Court Ruling Deals Blow to Deadbeat Fathers

  • A ruling by a Kakamega High Court Judge has tightened the screws on deadbeat fathers by revoking the clause that gave them leeway to either accept or reject responsibility for a child born out of wedlock.

    In his ruling that found sections of the Children's Act unconstitutional, the Justice Jesse Njagi stated that a man cannot escape parental responsibility because of unemployment adding that in the event the partner dies, he must take full responsibility.

    "Parental responsibility is automatic and self-activating on parents upon the birth of a child and fathers cannot have the discretion of either rejecting or accepting that responsibility.

    "The automation of parental responsibility upon the birth of a child and the responsibility is not left to the discretion of either the father or mother," Justice Njagi stated.

    The case was filed by Federation of Women Lawyers (FIDA) and a single mother where the judge heard that the man had refused to acknowledge the children as his own declining to have his name inked on their birth certificates.

    The father of the child will now have to consent before any decision is made on giving a child up for adoption in addition to the child having an automatic right to have a father's name.

    According to Section 2 (B) of the Children Act, which the judge invalidated, if a man does not acknowledge paternity of a child or has not been contributing to the maintenance of the child, that child cannot be considered a relative to him.
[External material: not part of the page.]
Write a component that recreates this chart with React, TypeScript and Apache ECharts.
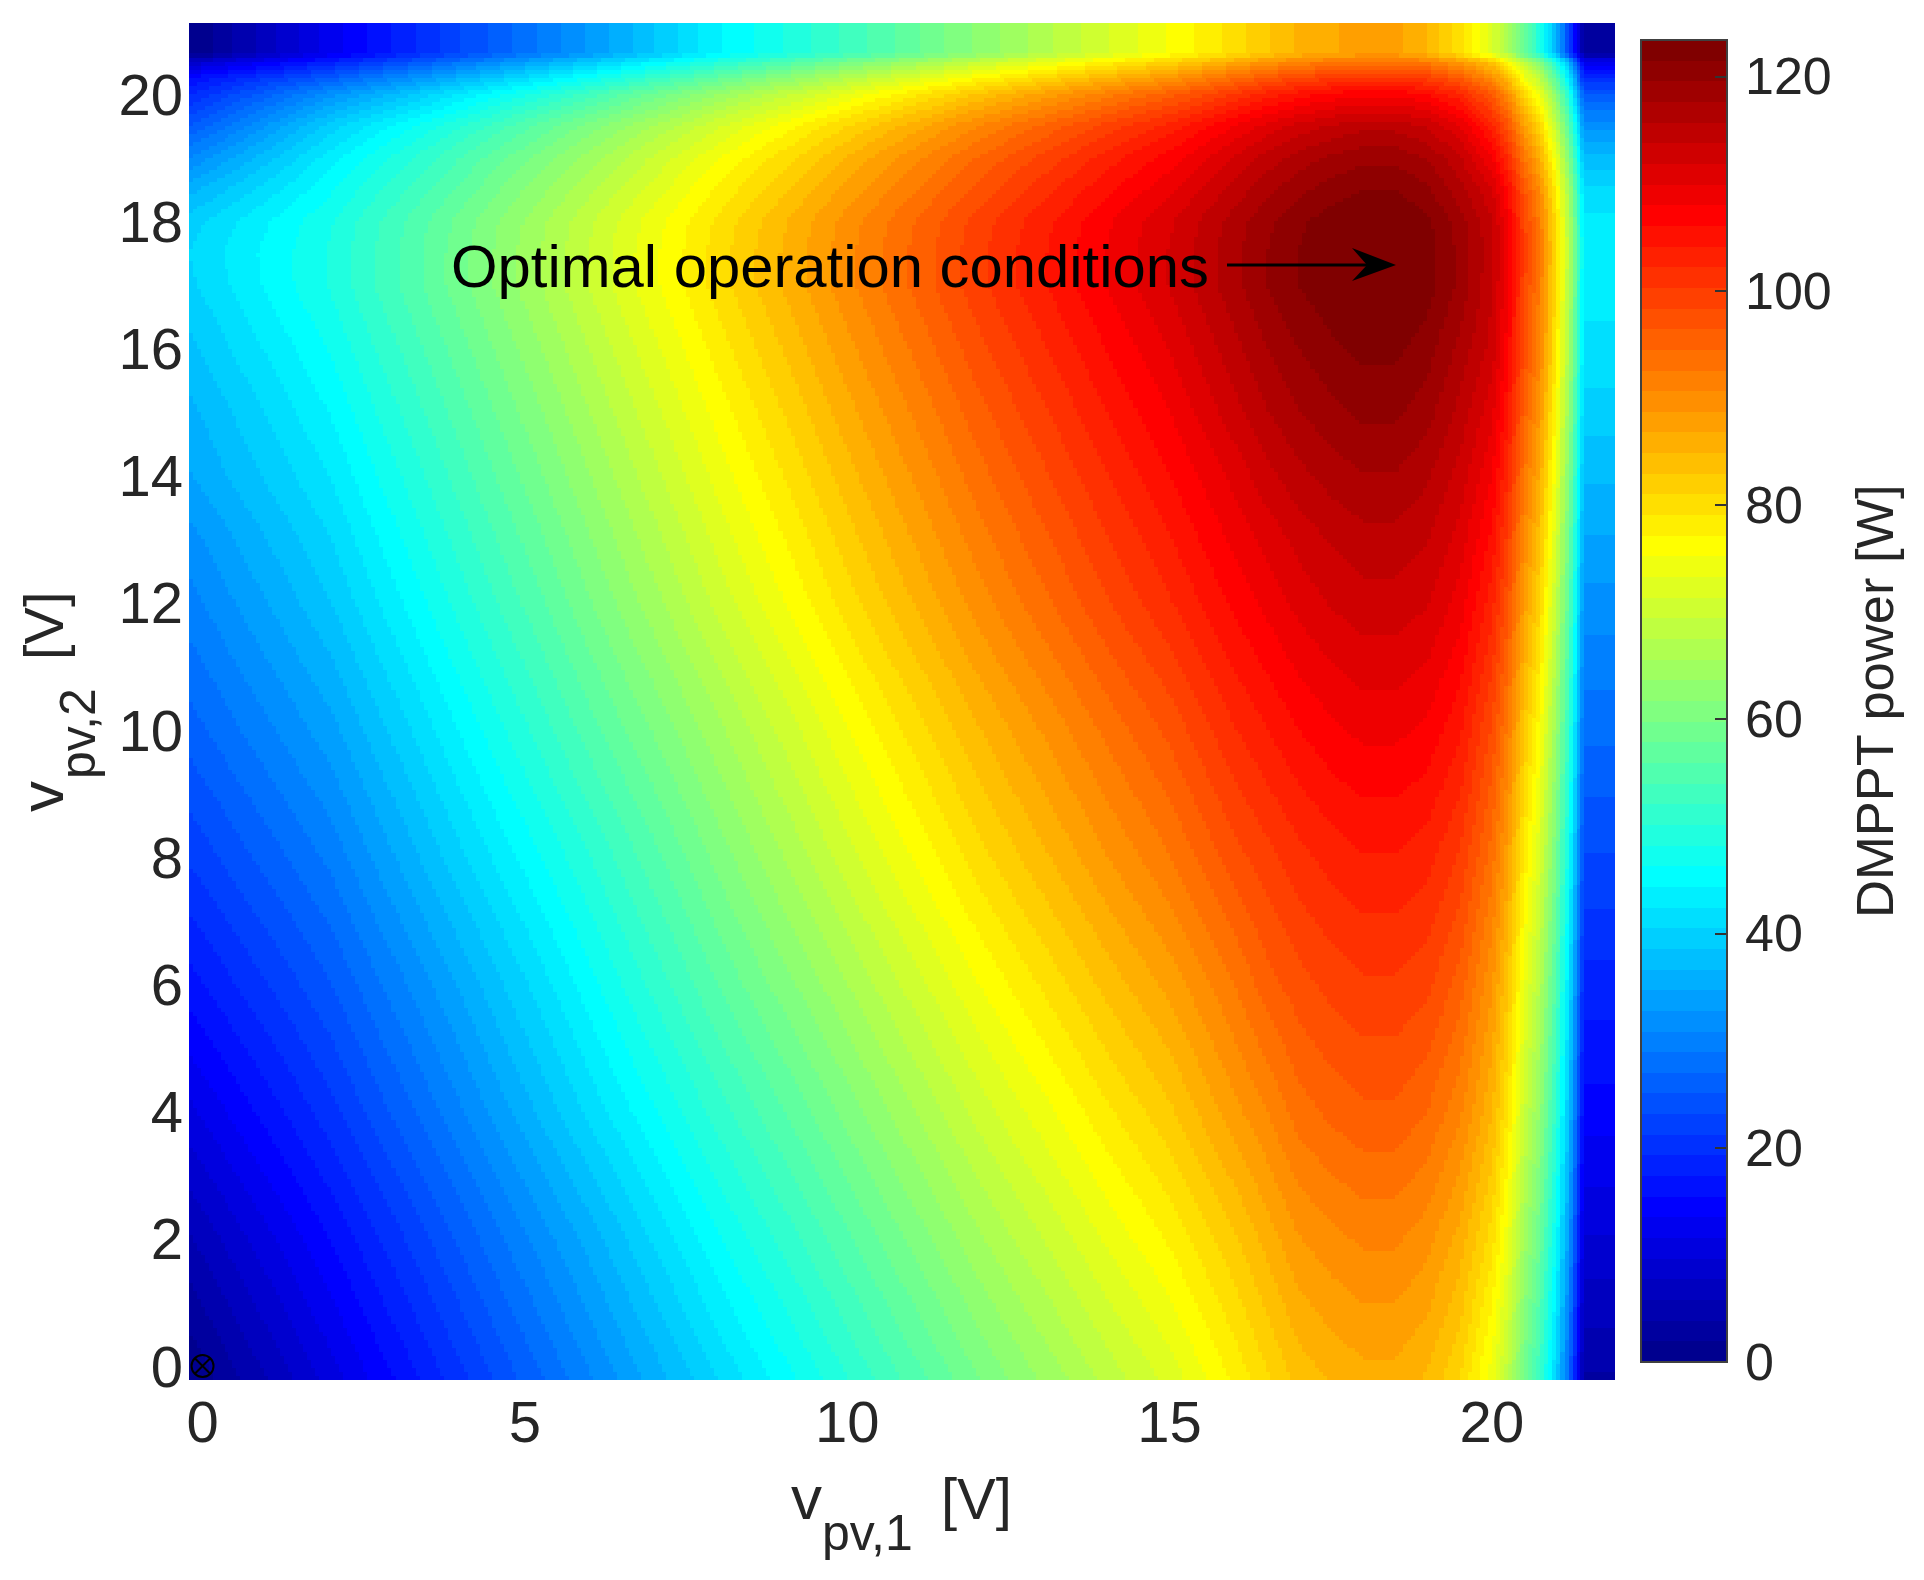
import React, { useEffect, useRef } from "react";
import * as echarts from "echarts";

// Sample positions (V) and DMPPT power (W), estimated by eye from the reference.
const v1Samples = [-0.21, 2, 4, 6, 8, 10, 12, 14, 15, 16, 16.5, 17, 17.5, 18, 18.5, 19, 19.5, 20, 20.25, 20.5, 20.75, 21, 21.2, 21.43, 21.91];
const v2Samples = [-0.22, 2, 4, 6, 8, 10, 12, 13, 14, 15, 16, 17, 17.5, 18, 18.5, 19, 19.5, 20, 20.25, 20.5, 20.65, 21.12];
const powerW = [
  [0, 10.5, 20.5, 30.5, 40.5, 50, 59.5, 68, 72, 77.5, 80.5, 83.5, 85, 86, 86, 84.5, 81, 74, 68, 59, 52, 40, 27, 3.5, 3.5],
  [5.5, 15.5, 25.5, 35.5, 46, 55.5, 65, 73.5, 77.5, 82.5, 85.5, 88.5, 90, 91, 91, 89.5, 86, 80, 74, 65, 58, 46, 33, 9.5, 9.5],
  [11, 20.5, 30.5, 41, 51, 60.5, 70, 78.5, 82.5, 88, 90.5, 93.5, 95, 96, 96, 94.5, 91, 85, 79, 70, 63, 51, 38, 14.5, 14.5],
  [16.5, 25, 35, 45.5, 56, 65.5, 75, 83.5, 87.5, 92.5, 95.5, 97.5, 99, 100, 100, 99, 95.5, 89, 83, 74, 67, 55, 42, 18.5, 18.5],
  [21.5, 29.5, 40, 50, 60.5, 70.5, 80, 88.5, 92.5, 97.5, 99.5, 101.5, 103, 104, 104, 103, 100, 93.5, 87.5, 78.5, 71.5, 59.5, 46.5, 23, 23],
  [26, 34, 44.5, 55, 65, 75, 84.5, 93, 97, 102, 104, 106, 107.5, 108.5, 108.5, 107.5, 104.5, 98, 92, 83, 76, 64, 51, 27.5, 27.5],
  [30, 38.5, 49, 59.5, 70, 80, 89.5, 98, 102, 106.5, 108.5, 110.5, 112, 113, 113, 112, 109, 103, 97, 88, 81, 69, 56, 32, 32],
  [32, 40.5, 51, 61.5, 72, 82, 91.5, 100, 104, 108.5, 110.5, 112.5, 114, 115, 115, 114, 111, 105.5, 99.5, 90.5, 83.5, 71.5, 58.5, 34.5, 34.5],
  [34.5, 42.5, 53, 63.5, 74, 84, 93.5, 102, 106, 110.5, 113, 115, 116.5, 117.5, 117.5, 116, 113, 108, 102, 93, 86, 74, 61, 37, 37],
  [36, 44.5, 55, 65.5, 76, 86, 95.5, 104, 108, 113, 115.5, 117.5, 119, 120, 120, 118.5, 115, 110.5, 104.5, 95.5, 88.5, 76.5, 63.5, 39.5, 39.5],
  [38, 46.5, 57, 67.5, 78, 88, 97.5, 106, 110, 115, 117.5, 119.5, 121, 122, 122, 120.5, 117, 113, 107, 98, 91, 79, 66, 42, 42],
  [40, 48.5, 59, 69.5, 80, 90, 99.5, 108, 112, 117, 119.5, 121.5, 123, 123.4, 123.4, 122.5, 119, 114, 108, 99, 92, 80, 67, 43, 43],
  [40.5, 48.5, 59, 69.5, 80, 90, 99.5, 108, 112, 117, 119.5, 121.5, 123, 123.4, 123.4, 122.5, 119, 114.5, 108.5, 99.5, 92.5, 80.5, 67.5, 43.5, 43.5],
  [39.5, 48, 58.5, 69, 79.5, 89.5, 99, 107.5, 111.5, 116.5, 119, 121, 122.5, 123.4, 123.4, 122, 118.5, 114, 108, 99, 92, 80, 67, 43, 43],
  [36, 46, 56.5, 67, 77.5, 87.5, 97, 105.5, 109.5, 114.5, 117, 119, 120.5, 121.5, 121.5, 120, 116.5, 112, 106, 97, 90, 78, 65, 41, 41],
  [31, 43.5, 54, 64.5, 75, 85, 94.5, 103, 107, 112, 114.5, 116.5, 118, 119, 119, 117.5, 114, 108, 102, 93, 86, 74, 61, 37, 37],
  [25, 39.5, 50, 60.5, 71, 81, 90.5, 99, 103, 108, 110.5, 112.5, 114, 115, 115, 113.5, 110, 103, 97, 88, 81, 69, 56, 32, 32],
  [19, 32, 42.5, 53, 63.5, 73.5, 83, 91.5, 95.5, 100.5, 103, 105, 106.5, 107.5, 107.5, 106, 102.5, 96, 90, 81, 74, 62, 49, 25, 25],
  [15.5, 25.5, 36, 46.5, 57, 67, 76.5, 85, 89, 94, 96.5, 98.5, 100, 101, 101, 99.5, 96, 90, 84, 75, 68, 56, 43, 19, 19],
  [8, 18, 28.5, 39, 49.5, 59.5, 69, 77.5, 81.5, 86.5, 89, 91, 92.5, 93.5, 93.5, 92, 88.5, 83, 77, 68, 61, 49, 36, 12, 12],
  [0, 12.5, 23, 33, 44, 52.5, 62, 71, 75.5, 80, 82.5, 85, 86.5, 87.5, 87.5, 85, 80, 72, 66, 58, 49, 36, 22, 3, 3],
  [0, 12.5, 23, 33, 44, 52.5, 62, 71, 75.5, 80, 82.5, 85, 86.5, 87.5, 87.5, 85, 80, 72, 66, 58, 49, 36, 22, 3, 3],
];
const xTickValues = [0, 5, 10, 15, 20];
const yTickValues = [0, 2, 4, 6, 8, 10, 12, 14, 16, 18, 20];
const colorbarTicks = [0, 20, 40, 60, 80, 100, 120];
const powerMin = 0;
const powerMax = 123.4;
const markerPoint = [[0, 0]];
const annotationText = "Optimal operation conditions";
const colorbarTitle = "DMPPT power [W]";

const FONT = '"Liberation Sans", Helvetica, Arial, sans-serif';
const INK = "#262626";
const LEVELS = 64;
const STEP = 4;

const clamp01 = (n: number) => Math.max(0, Math.min(1, n));
const jet = (level: number) => {
  const t = level / LEVELS;
  const c = (k: number) => Math.round(255 * clamp01(1.5 - Math.abs(4 * t - k)));
  return `rgb(${c(3)},${c(2)},${c(1)})`;
};
const levelOf = (v: number) =>
  Math.min(LEVELS, Math.floor(((v - powerMin) / (powerMax - powerMin)) * LEVELS) + 1);

// One item per pair of neighbouring samples; the renderer shades between the
// four corner readings, as the reference's interpolated shading does.
const cellData: number[][] = [];
for (let r = 0; r < v2Samples.length - 1; r++) {
  for (let c = 0; c < v1Samples.length - 1; c++) {
    cellData.push([
      v1Samples[c], v2Samples[r], v1Samples[c + 1], v2Samples[r + 1],
      powerW[r][c], powerW[r][c + 1], powerW[r + 1][c], powerW[r + 1][c + 1],
    ]);
  }
}
const colorbarData: number[][] = [];
for (let l = 1; l <= LEVELS; l++) {
  colorbarData.push([
    powerMin + ((l - 1) / LEVELS) * (powerMax - powerMin),
    powerMin + (l / LEVELS) * (powerMax - powerMin),
    l,
  ]);
}

const renderCell = (_: any, api: any) => {
  const a = api.coord([api.value(0), api.value(1)]);
  const b = api.coord([api.value(2), api.value(3)]);
  const v00 = api.value(4), v10 = api.value(5), v01 = api.value(6), v11 = api.value(7);
  const left = Math.round(a[0]), right = Math.round(b[0]);
  const top = Math.round(b[1]), bottom = Math.round(a[1]);
  const w = right - left, h = bottom - top;
  const nx = Math.max(1, Math.round(w / STEP));
  const ny = Math.max(1, Math.round(h / STEP));
  const paths: Record<number, string[]> = {};
  for (let j = 0; j < ny; j++) {
    const y0 = top + Math.round((j * h) / ny);
    const y1 = top + Math.round(((j + 1) * h) / ny);
    const t = 1 - (j + 0.5) / ny;
    let runStart = left;
    let runLevel = -1;
    for (let i = 0; i <= nx; i++) {
      let lvl = -2;
      if (i < nx) {
        const u = (i + 0.5) / nx;
        lvl = levelOf((1 - u) * (1 - t) * v00 + u * (1 - t) * v10 + (1 - u) * t * v01 + u * t * v11);
      }
      if (lvl !== runLevel) {
        const x = left + Math.round((i * w) / nx);
        if (runLevel > 0) {
          (paths[runLevel] = paths[runLevel] || []).push(
            `M${runStart} ${y0}L${x} ${y0}L${x} ${y1}L${runStart} ${y1}Z`
          );
        }
        runStart = x;
        runLevel = lvl;
      }
    }
  }
  return {
    type: "group",
    children: Object.keys(paths).map((k) => ({
      type: "path",
      shape: { pathData: paths[+k].join("") },
      style: { fill: jet(+k), stroke: "none" },
    })),
  };
};

const renderBand = (_: any, api: any) => {
  const a = api.coord([0, api.value(0)]);
  const b = api.coord([1, api.value(1)]);
  const top = Math.round(b[1]), bottom = Math.round(a[1]);
  return {
    type: "rect",
    shape: { x: a[0], y: top, width: b[0] - a[0], height: bottom - top },
    style: { fill: jet(api.value(2)), stroke: "none" },
  };
};

// Positions one line of text by its baseline; rot is in radians.
const label = (text: string, x: number, baseline: number, size: number, fill = INK, rot = 0) => {
  const off = 0.3465 * size;
  return {
    type: "text",
    x: rot ? x - off : x,
    y: rot ? baseline : baseline - off,
    rotation: rot,
    z: 20,
    style: {
      text, fill, fontSize: size, fontFamily: FONT,
      align: "left", textAlign: "left", verticalAlign: "middle", textVerticalAlign: "middle",
    },
  };
};

export default function App() {
  const ref = useRef<HTMLDivElement>(null);
  useEffect(() => {
    const chart = echarts.init(ref.current!, undefined, { renderer: "svg" });
    const ROT = Math.PI / 2;
    chart.setOption({
      animation: false,
      backgroundColor: "#ffffff",
      grid: [
        { left: 189, top: 23, width: 1426, height: 1357, show: false },
        { left: 1641, top: 40, width: 86, height: 1322, show: false },
      ],
      xAxis: [
        {
          type: "value", gridIndex: 0, min: v1Samples[0], max: v1Samples[v1Samples.length - 1],
          splitLine: { show: false }, axisLine: { show: false }, axisTick: { show: false },
          axisLabel: { customValues: xTickValues, fontSize: 58, fontFamily: FONT, color: INK, margin: 12 },
        },
        {
          type: "value", gridIndex: 1, min: 0, max: 1, show: false,
        },
      ],
      yAxis: [
        {
          type: "value", gridIndex: 0, min: v2Samples[0], max: v2Samples[v2Samples.length - 1],
          splitLine: { show: false }, axisLine: { show: false }, axisTick: { show: false },
          axisLabel: { customValues: yTickValues, fontSize: 58, fontFamily: FONT, color: INK, margin: 6 },
        },
        {
          type: "value", gridIndex: 1, position: "right", min: powerMin, max: powerMax, z: 10,
          splitLine: { show: false },
          axisLine: { show: false, onZero: false },
          axisTick: {
            show: true, inside: true, length: 12, customValues: colorbarTicks,
            lineStyle: { color: "#333333", width: 2 },
          },
          axisLabel: { customValues: colorbarTicks, fontSize: 52, fontFamily: FONT, color: INK, margin: 18 },
        },
      ],
      series: [
        {
          type: "custom", xAxisIndex: 0, yAxisIndex: 0, data: cellData, renderItem: renderCell,
          clip: false, silent: true,
        },
        {
          type: "scatter", xAxisIndex: 0, yAxisIndex: 0, data: markerPoint, z: 5, silent: true,
          symbol: "path://M0 -10A10 10 0 1 1 0 10A10 10 0 1 1 0 -10ZM-7 -7L7 7M-7 7L7 -7",
          symbolSize: 22,
          itemStyle: { color: "none", borderColor: "#000000", borderWidth: 2, opacity: 1 },
        },
        {
          type: "custom", xAxisIndex: 1, yAxisIndex: 1, data: colorbarData, renderItem: renderBand,
          clip: false, silent: true,
        },
      ],
      graphic: [
        { type: "rect", z: 15, shape: { x: 1641, y: 40, width: 86, height: 1322 }, style: { fill: "none", stroke: "#404040", lineWidth: 2 } },
        label("v", 791, 1519, 62),
        label("pv,1", 822, 1550, 50),
        label("[V]", 941, 1519, 58),
        label("v", 63, 812, 62, INK, ROT),
        label("pv,2", 95, 779, 50, INK, ROT),
        label("[V]", 63, 660, 56, INK, ROT),
        label(colorbarTitle, 1893, 918, 52.5, INK, ROT),
        label(annotationText, 451, 287, 59.8, "#000000"),
        { type: "line", z: 20, shape: { x1: 1227, y1: 265, x2: 1372, y2: 265 }, style: { stroke: "#000000", lineWidth: 3 } },
        { type: "polygon", z: 20, shape: { points: [[1396, 265], [1352, 248], [1367, 265], [1352, 281]] }, style: { fill: "#000000" } },
      ],
    });
    return () => chart.dispose();
  }, []);
  return <div ref={ref} style={{ position: "absolute", left: 0, top: 0, width: 1924, height: 1580 }} />;
}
    "This is discriminatory on the children born outside wedlock on the ground of birth. This violated the right of equal treatment before the law to children born outside wedlock. 

    "It is in the best of a child for the child to be recognised as a relative of his father's relatives whether the parents are not married," the judge ruled.

    The judge differed on the Act's provision for transfer of parental responsibility upon the death of either the mother or the father.

    "This is against the principle of equal responsibility of parents, which right cannot be qualified for reason that the father has or not acquired parental responsibility.

    "This implies that parents of children born out of wedlock have to assume parental responsibility before they are ordered to pay maintenance towards their children. A parent cannot opt out of parental responsibility," Justice Njagi ruled.